At the corner of Grandview Road and Vista Drive, an intersection just before we turn onto the Interstate Highway when driving to Bellingham or other nearby towns, stands the hall of Orchard Grange, No. 346. The building is in crumbling condition, needing paint and several other obvious repairs. It stands next to an open area that I presume used to provide parking for those attending Grange Hall functions. That parking area is now the regular location of a very good Taco Truck, El Tapatio. Often when I drive by that old Grange Hall, I tell visiting family and friends that the hall was the site of the first public performance by Loretta Lynn. Lynn was the hardscrabble coal miner’s daughter from Kentucky who was married at 15, began having children at 16 and was a grandmother in her early 30s. Born in a cabin in Butcher Hollow, the second of eight children, she and her husband Mooney, somehow ended up living in rural Whatcom County with a Custer address. That is the town where our grandchildren’s elementary school is located, and the area where the Grange Hall stands.

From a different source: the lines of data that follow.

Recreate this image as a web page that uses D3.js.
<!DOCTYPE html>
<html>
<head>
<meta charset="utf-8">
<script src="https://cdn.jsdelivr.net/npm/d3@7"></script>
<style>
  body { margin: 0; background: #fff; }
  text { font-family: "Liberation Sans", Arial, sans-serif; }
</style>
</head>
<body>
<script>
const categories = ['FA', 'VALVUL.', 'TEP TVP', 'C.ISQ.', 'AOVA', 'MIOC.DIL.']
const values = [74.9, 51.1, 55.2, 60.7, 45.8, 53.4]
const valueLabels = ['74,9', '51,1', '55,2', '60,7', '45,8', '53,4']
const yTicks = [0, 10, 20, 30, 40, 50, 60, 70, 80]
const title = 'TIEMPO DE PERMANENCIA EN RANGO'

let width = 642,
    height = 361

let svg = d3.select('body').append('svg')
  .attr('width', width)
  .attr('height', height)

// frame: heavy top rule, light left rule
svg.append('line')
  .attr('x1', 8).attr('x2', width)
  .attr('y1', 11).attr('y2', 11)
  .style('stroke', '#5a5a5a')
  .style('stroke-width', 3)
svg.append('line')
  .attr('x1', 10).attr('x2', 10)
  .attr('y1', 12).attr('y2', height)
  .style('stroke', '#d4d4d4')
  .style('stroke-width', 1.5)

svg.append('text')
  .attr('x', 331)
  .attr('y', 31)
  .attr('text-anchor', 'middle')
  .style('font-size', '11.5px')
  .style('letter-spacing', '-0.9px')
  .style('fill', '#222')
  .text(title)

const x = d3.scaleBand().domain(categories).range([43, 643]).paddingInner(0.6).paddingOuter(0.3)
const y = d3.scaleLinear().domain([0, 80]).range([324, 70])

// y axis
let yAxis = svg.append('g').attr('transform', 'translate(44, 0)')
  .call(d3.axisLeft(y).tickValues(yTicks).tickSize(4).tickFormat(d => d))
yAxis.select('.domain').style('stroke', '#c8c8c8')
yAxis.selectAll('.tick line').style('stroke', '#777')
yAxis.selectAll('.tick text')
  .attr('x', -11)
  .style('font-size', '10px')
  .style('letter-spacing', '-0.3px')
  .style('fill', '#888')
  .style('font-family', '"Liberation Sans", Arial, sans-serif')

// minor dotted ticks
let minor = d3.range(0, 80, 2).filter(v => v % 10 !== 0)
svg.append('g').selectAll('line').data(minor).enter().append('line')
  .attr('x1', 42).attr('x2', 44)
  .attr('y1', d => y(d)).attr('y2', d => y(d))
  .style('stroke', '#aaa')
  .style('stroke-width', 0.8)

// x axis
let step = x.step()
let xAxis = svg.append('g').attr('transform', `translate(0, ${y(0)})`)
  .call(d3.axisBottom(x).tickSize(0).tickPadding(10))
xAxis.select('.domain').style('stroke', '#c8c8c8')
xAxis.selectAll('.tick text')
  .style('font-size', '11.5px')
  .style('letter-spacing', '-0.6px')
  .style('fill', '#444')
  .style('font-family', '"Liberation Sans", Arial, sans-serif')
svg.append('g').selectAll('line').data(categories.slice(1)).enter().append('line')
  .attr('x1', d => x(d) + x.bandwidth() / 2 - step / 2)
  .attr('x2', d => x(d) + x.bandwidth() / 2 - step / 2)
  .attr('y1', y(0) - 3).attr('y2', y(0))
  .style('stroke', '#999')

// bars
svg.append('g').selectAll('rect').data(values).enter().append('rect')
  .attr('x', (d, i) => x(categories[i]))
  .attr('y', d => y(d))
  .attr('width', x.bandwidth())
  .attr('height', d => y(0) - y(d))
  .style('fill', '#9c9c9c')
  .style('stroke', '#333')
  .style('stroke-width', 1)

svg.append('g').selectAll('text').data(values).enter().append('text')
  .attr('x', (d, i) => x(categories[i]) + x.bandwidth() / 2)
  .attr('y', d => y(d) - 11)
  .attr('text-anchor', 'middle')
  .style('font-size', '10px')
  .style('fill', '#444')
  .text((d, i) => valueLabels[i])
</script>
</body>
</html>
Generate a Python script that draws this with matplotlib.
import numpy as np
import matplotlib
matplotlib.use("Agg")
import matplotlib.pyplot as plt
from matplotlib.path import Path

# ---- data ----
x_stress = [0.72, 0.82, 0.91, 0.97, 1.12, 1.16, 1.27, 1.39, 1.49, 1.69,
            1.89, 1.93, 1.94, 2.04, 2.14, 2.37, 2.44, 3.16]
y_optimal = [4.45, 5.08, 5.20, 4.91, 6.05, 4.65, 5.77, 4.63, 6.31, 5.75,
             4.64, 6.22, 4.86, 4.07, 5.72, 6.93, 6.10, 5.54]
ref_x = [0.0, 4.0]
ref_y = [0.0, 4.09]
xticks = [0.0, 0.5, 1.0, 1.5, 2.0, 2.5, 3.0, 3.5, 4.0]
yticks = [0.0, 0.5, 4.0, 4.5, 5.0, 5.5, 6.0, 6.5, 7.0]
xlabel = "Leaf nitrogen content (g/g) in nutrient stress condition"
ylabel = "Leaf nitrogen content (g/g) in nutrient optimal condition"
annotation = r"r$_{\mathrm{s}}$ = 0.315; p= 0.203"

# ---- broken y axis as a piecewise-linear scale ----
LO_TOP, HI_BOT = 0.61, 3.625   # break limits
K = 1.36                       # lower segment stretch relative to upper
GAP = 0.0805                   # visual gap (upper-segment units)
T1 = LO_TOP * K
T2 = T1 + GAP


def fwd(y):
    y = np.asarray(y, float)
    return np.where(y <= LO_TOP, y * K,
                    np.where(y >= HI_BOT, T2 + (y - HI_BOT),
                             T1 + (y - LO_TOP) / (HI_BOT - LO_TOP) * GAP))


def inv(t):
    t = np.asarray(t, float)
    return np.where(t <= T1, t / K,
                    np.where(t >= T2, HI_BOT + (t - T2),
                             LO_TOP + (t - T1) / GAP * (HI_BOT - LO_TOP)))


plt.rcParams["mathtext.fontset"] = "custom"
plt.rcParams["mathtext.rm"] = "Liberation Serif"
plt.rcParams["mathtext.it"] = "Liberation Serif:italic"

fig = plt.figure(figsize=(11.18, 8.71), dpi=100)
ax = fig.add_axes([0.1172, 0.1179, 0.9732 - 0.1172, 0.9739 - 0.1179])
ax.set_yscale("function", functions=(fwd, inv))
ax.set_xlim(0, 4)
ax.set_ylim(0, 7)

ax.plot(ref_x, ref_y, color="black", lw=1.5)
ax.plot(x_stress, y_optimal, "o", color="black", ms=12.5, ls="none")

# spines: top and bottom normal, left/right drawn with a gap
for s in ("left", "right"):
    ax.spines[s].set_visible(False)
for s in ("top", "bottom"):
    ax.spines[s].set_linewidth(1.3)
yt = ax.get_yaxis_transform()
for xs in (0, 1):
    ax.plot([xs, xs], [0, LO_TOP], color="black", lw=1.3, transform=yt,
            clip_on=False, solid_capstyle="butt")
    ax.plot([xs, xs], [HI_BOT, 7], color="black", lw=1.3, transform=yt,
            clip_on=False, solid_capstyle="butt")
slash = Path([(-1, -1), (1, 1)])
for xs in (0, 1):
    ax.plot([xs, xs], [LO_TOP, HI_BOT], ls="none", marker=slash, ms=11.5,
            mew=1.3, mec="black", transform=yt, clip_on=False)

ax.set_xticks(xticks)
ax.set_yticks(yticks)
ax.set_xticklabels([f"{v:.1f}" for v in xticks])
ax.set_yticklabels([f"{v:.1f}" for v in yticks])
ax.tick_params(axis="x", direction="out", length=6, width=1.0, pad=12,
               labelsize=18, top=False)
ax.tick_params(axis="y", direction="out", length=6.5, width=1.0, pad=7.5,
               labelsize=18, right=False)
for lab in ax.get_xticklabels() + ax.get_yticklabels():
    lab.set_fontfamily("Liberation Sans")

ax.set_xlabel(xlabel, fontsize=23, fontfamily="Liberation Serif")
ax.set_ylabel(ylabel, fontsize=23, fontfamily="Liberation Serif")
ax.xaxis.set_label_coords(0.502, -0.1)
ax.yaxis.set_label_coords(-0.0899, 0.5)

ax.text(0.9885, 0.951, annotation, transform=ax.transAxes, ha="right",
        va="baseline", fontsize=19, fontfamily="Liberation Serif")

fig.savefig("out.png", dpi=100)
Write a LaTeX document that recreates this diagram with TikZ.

In her autobiography, “Coal Miner’s Daughter,” Lynn tells the story of living on Birch Bay-Lynden road, learning to can fruits and vegetables, and wining ribbons at the Northwest Washington Fair. She also tells the story of her first public performance at the Grange Hall, promoted by her husband, who heard her singing as she was working, bought her a guitar and a copy of Country Song Roundup, a magazine with chords and words to popular songs. He helped her to from her own band, Loretta’s Trailblazers, and, from their first performance at the Grange Hall, encouraged her singing career.

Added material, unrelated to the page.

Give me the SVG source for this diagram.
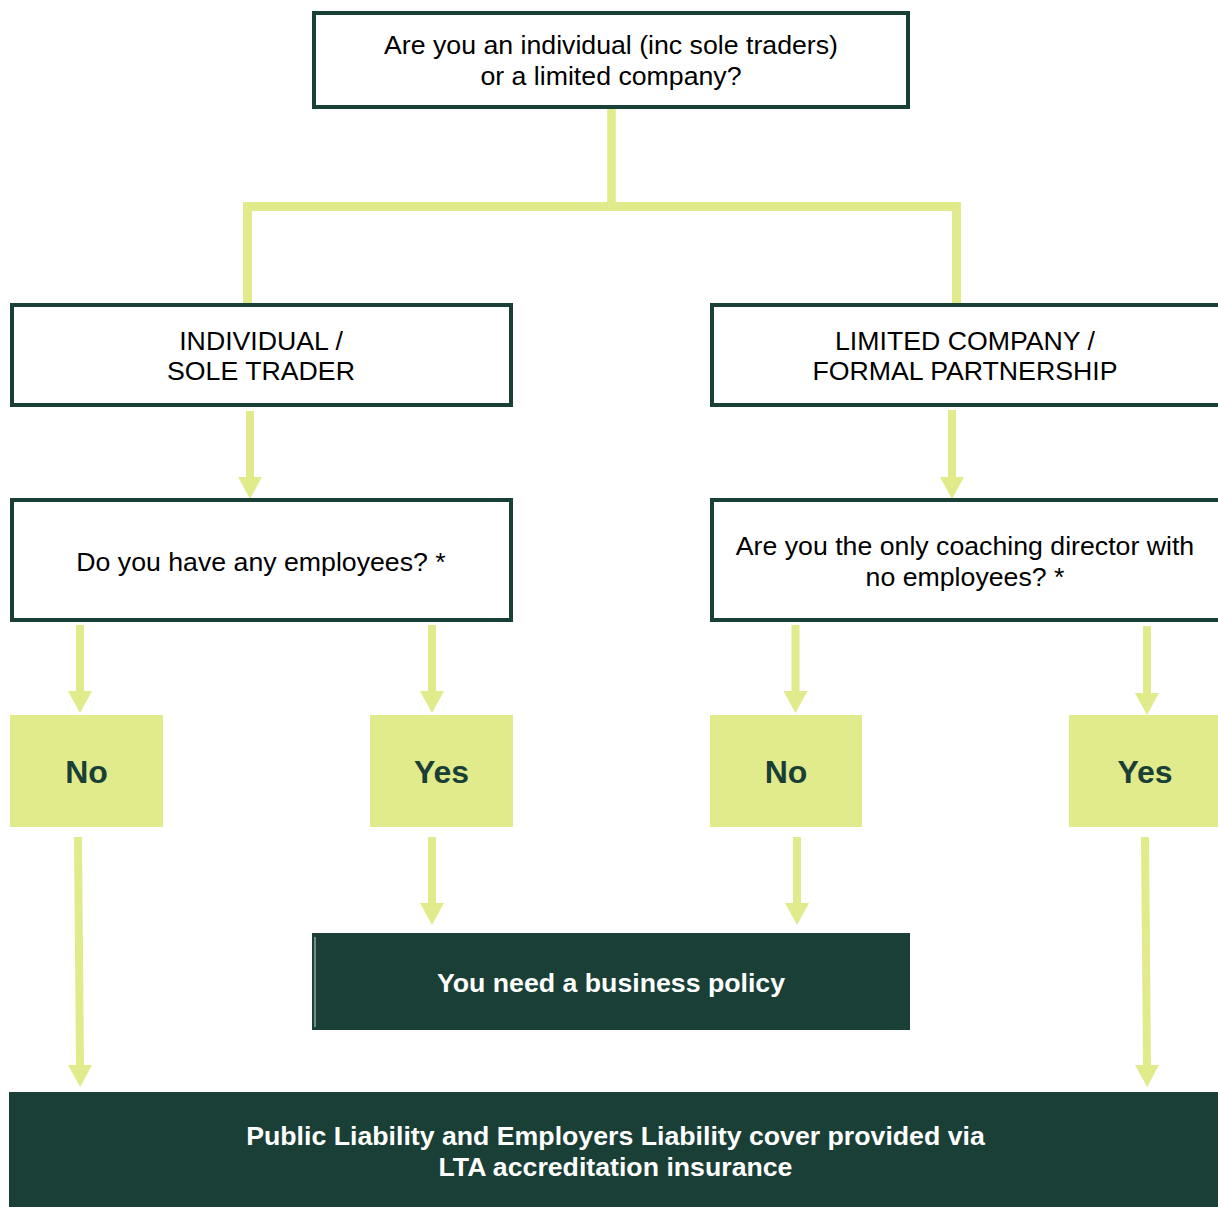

Here is the thing, however. That performance was never at the Orchard Grange Hall that we drive by on a regular basis. Loretta Lynn began her public singing career at another nearby Grange Hall, Delta Grange Hall, at 1105 Loomis Trail Road. Delta Grange Hall also been called the Custer Grange, though it is fairly close to another town, Lynden. Unlike the Orchard Grange, which is a seldom used hall in poor repair, the Delta Grange is a larger hall, in better repair, and currently home to Garden of Worship Church. It even has a church bell out front.

Grange halls dot rural communities throughout the country. They were meeting places for farmers organized by farmers. The National Grange was started in 1867 and Washington Grange was officially established in 1889, a couple of months before Washington achieved statehood. Granges have been around for a long time. There are six active Granges in Whatcom County. Skagit County has 10.

150 years later, Grange halls are, for the most part, no longer centers of community activity. Fewer and fewer of the residents of the county are full-time farmers. Our son’s place, which once was the center of an active dairy herd and a full time occupation for a family, now is a part-time pursuit of a couple who both have professional jobs in neighboring towns. Farm after farm in this region have been subdivided. Driving around the backroads of our county, it is fairly easy to spot the homes that belong to executives of high tech companies in Seattle. The Covid-19 pandemic, which expanded opportunities for people to work remotely, encouraged many to move farther from urban centers and a lot of farm land in our county has become more hobby farms. And those people don’t find their entertainment in the local dances and bands held at the Grange Hall. They don’t attend sessions on animal husbandry or soil stewardship sponsored by the State Department of Agriculture. They are not interested in classes offered by the Extension Service. And the Grange organizations are slowly fading away. Many of the halls, like the Delta Grange are being leased to others for different uses.

For now, however, Orchard Grange Hall sits unused. I will, however, be updating my story and no longer tell others that it is the place where the famous singer Loretta Lynn began her career. I may, however, use it as a prompt to tell the story about Delta Grange.